The exercise asks for every line of the data to be reproduced exactly.

====

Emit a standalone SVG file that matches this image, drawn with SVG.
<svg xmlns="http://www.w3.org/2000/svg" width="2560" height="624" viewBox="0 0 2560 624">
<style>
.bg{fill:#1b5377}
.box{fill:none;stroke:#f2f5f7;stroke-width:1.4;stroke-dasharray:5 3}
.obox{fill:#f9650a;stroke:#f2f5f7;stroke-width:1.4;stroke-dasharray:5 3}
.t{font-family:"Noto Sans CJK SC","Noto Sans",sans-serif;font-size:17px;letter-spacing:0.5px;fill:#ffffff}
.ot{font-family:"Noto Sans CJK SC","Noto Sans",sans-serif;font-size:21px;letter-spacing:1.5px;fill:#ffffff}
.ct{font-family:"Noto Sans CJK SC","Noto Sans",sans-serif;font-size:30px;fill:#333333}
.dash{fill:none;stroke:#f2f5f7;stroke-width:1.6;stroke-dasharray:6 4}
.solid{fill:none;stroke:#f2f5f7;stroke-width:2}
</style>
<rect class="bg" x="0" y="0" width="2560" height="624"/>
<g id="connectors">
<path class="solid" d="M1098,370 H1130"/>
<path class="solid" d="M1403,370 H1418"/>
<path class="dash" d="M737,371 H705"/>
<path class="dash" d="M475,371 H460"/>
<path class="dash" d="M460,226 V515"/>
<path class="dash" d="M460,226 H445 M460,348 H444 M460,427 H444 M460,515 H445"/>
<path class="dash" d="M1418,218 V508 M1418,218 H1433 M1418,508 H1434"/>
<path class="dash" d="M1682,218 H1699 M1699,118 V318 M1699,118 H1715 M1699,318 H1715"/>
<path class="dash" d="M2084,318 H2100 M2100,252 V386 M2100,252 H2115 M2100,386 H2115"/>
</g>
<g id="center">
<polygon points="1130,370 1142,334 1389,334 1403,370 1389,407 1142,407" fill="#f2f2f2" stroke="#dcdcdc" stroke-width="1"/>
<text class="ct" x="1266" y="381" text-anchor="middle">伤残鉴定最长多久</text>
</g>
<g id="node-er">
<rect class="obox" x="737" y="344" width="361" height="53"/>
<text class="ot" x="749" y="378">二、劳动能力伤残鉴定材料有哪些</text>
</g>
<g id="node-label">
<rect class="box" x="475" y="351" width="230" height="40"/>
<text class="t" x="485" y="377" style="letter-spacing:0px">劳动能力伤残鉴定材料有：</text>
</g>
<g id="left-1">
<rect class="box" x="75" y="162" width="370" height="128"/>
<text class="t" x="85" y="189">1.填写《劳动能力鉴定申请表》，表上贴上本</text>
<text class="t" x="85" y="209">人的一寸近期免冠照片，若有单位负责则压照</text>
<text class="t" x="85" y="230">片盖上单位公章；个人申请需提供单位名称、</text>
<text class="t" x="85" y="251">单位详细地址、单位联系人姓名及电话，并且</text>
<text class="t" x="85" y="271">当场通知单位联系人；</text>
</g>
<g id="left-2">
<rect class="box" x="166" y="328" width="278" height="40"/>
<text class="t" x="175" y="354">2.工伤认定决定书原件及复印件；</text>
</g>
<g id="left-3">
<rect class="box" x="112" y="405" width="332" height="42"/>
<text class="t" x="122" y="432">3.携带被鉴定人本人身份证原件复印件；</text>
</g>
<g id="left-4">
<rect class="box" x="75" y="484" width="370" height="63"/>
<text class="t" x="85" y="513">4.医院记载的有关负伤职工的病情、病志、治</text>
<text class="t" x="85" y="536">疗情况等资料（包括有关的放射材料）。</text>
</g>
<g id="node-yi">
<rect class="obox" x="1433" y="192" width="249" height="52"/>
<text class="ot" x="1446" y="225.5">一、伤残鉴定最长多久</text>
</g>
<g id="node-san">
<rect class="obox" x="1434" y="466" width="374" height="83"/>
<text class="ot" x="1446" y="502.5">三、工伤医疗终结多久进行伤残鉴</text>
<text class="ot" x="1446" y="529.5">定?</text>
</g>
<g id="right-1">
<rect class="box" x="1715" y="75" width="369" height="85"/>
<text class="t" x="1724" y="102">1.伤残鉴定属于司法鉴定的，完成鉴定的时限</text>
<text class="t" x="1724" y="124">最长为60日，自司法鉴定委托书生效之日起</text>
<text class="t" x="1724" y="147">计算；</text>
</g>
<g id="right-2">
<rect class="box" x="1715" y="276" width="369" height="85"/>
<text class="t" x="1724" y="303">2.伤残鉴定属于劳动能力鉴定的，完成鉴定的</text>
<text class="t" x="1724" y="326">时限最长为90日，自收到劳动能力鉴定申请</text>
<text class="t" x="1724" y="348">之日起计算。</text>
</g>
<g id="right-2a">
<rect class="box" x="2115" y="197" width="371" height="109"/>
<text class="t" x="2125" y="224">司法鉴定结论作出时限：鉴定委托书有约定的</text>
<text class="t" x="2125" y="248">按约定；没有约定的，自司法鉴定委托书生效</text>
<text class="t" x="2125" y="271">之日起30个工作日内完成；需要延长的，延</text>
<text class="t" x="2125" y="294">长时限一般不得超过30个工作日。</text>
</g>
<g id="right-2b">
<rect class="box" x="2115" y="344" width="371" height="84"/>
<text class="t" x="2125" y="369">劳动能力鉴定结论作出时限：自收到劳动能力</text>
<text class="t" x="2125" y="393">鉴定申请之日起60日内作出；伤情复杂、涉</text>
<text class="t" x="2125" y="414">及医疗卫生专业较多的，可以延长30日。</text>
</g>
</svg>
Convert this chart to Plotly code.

====

> _Written response_:
Emit a standalone SVG file that matches this image, drawn with SVG.
<svg xmlns="http://www.w3.org/2000/svg" width="2560" height="624" viewBox="0 0 2560 624">
<style>
.bg{fill:#1b5377}
.box{fill:none;stroke:#f2f5f7;stroke-width:1.4;stroke-dasharray:5 3}
.obox{fill:#f9650a;stroke:#f2f5f7;stroke-width:1.4;stroke-dasharray:5 3}
.t{font-family:"Noto Sans CJK SC","Noto Sans",sans-serif;font-size:17px;letter-spacing:0.5px;fill:#ffffff}
.ot{font-family:"Noto Sans CJK SC","Noto Sans",sans-serif;font-size:21px;letter-spacing:1.5px;fill:#ffffff}
.ct{font-family:"Noto Sans CJK SC","Noto Sans",sans-serif;font-size:30px;fill:#333333}
.dash{fill:none;stroke:#f2f5f7;stroke-width:1.6;stroke-dasharray:6 4}
.solid{fill:none;stroke:#f2f5f7;stroke-width:2}
</style>
<rect class="bg" x="0" y="0" width="2560" height="624"/>
<g id="connectors">
<path class="solid" d="M1098,370 H1130"/>
<path class="solid" d="M1403,370 H1418"/>
<path class="dash" d="M737,371 H705"/>
<path class="dash" d="M475,371 H460"/>
<path class="dash" d="M460,226 V515"/>
<path class="dash" d="M460,226 H445 M460,348 H444 M460,427 H444 M460,515 H445"/>
<path class="dash" d="M1418,218 V508 M1418,218 H1433 M1418,508 H1434"/>
<path class="dash" d="M1682,218 H1699 M1699,118 V318 M1699,118 H1715 M1699,318 H1715"/>
<path class="dash" d="M2084,318 H2100 M2100,252 V386 M2100,252 H2115 M2100,386 H2115"/>
</g>
<g id="center">
<polygon points="1130,370 1142,334 1389,334 1403,370 1389,407 1142,407" fill="#f2f2f2" stroke="#dcdcdc" stroke-width="1"/>
<text class="ct" x="1266" y="381" text-anchor="middle">伤残鉴定最长多久</text>
</g>
<g id="node-er">
<rect class="obox" x="737" y="344" width="361" height="53"/>
<text class="ot" x="749" y="378">二、劳动能力伤残鉴定材料有哪些</text>
</g>
<g id="node-label">
<rect class="box" x="475" y="351" width="230" height="40"/>
<text class="t" x="485" y="377" style="letter-spacing:0px">劳动能力伤残鉴定材料有：</text>
</g>
<g id="left-1">
<rect class="box" x="75" y="162" width="370" height="128"/>
<text class="t" x="85" y="189">1.填写《劳动能力鉴定申请表》，表上贴上本</text>
<text class="t" x="85" y="209">人的一寸近期免冠照片，若有单位负责则压照</text>
<text class="t" x="85" y="230">片盖上单位公章；个人申请需提供单位名称、</text>
<text class="t" x="85" y="251">单位详细地址、单位联系人姓名及电话，并且</text>
<text class="t" x="85" y="271">当场通知单位联系人；</text>
</g>
<g id="left-2">
<rect class="box" x="166" y="328" width="278" height="40"/>
<text class="t" x="175" y="354">2.工伤认定决定书原件及复印件；</text>
</g>
<g id="left-3">
<rect class="box" x="112" y="405" width="332" height="42"/>
<text class="t" x="122" y="432">3.携带被鉴定人本人身份证原件复印件；</text>
</g>
<g id="left-4">
<rect class="box" x="75" y="484" width="370" height="63"/>
<text class="t" x="85" y="513">4.医院记载的有关负伤职工的病情、病志、治</text>
<text class="t" x="85" y="536">疗情况等资料（包括有关的放射材料）。</text>
</g>
<g id="node-yi">
<rect class="obox" x="1433" y="192" width="249" height="52"/>
<text class="ot" x="1446" y="225.5">一、伤残鉴定最长多久</text>
</g>
<g id="node-san">
<rect class="obox" x="1434" y="466" width="374" height="83"/>
<text class="ot" x="1446" y="502.5">三、工伤医疗终结多久进行伤残鉴</text>
<text class="ot" x="1446" y="529.5">定?</text>
</g>
<g id="right-1">
<rect class="box" x="1715" y="75" width="369" height="85"/>
<text class="t" x="1724" y="102">1.伤残鉴定属于司法鉴定的，完成鉴定的时限</text>
<text class="t" x="1724" y="124">最长为60日，自司法鉴定委托书生效之日起</text>
<text class="t" x="1724" y="147">计算；</text>
</g>
<g id="right-2">
<rect class="box" x="1715" y="276" width="369" height="85"/>
<text class="t" x="1724" y="303">2.伤残鉴定属于劳动能力鉴定的，完成鉴定的</text>
<text class="t" x="1724" y="326">时限最长为90日，自收到劳动能力鉴定申请</text>
<text class="t" x="1724" y="348">之日起计算。</text>
</g>
<g id="right-2a">
<rect class="box" x="2115" y="197" width="371" height="109"/>
<text class="t" x="2125" y="224">司法鉴定结论作出时限：鉴定委托书有约定的</text>
<text class="t" x="2125" y="248">按约定；没有约定的，自司法鉴定委托书生效</text>
<text class="t" x="2125" y="271">之日起30个工作日内完成；需要延长的，延</text>
<text class="t" x="2125" y="294">长时限一般不得超过30个工作日。</text>
</g>
<g id="right-2b">
<rect class="box" x="2115" y="344" width="371" height="84"/>
<text class="t" x="2125" y="369">劳动能力鉴定结论作出时限：自收到劳动能力</text>
<text class="t" x="2125" y="393">鉴定申请之日起60日内作出；伤情复杂、涉</text>
<text class="t" x="2125" y="414">及医疗卫生专业较多的，可以延长30日。</text>
</g>
</svg>
Convert this chart to Plotly code.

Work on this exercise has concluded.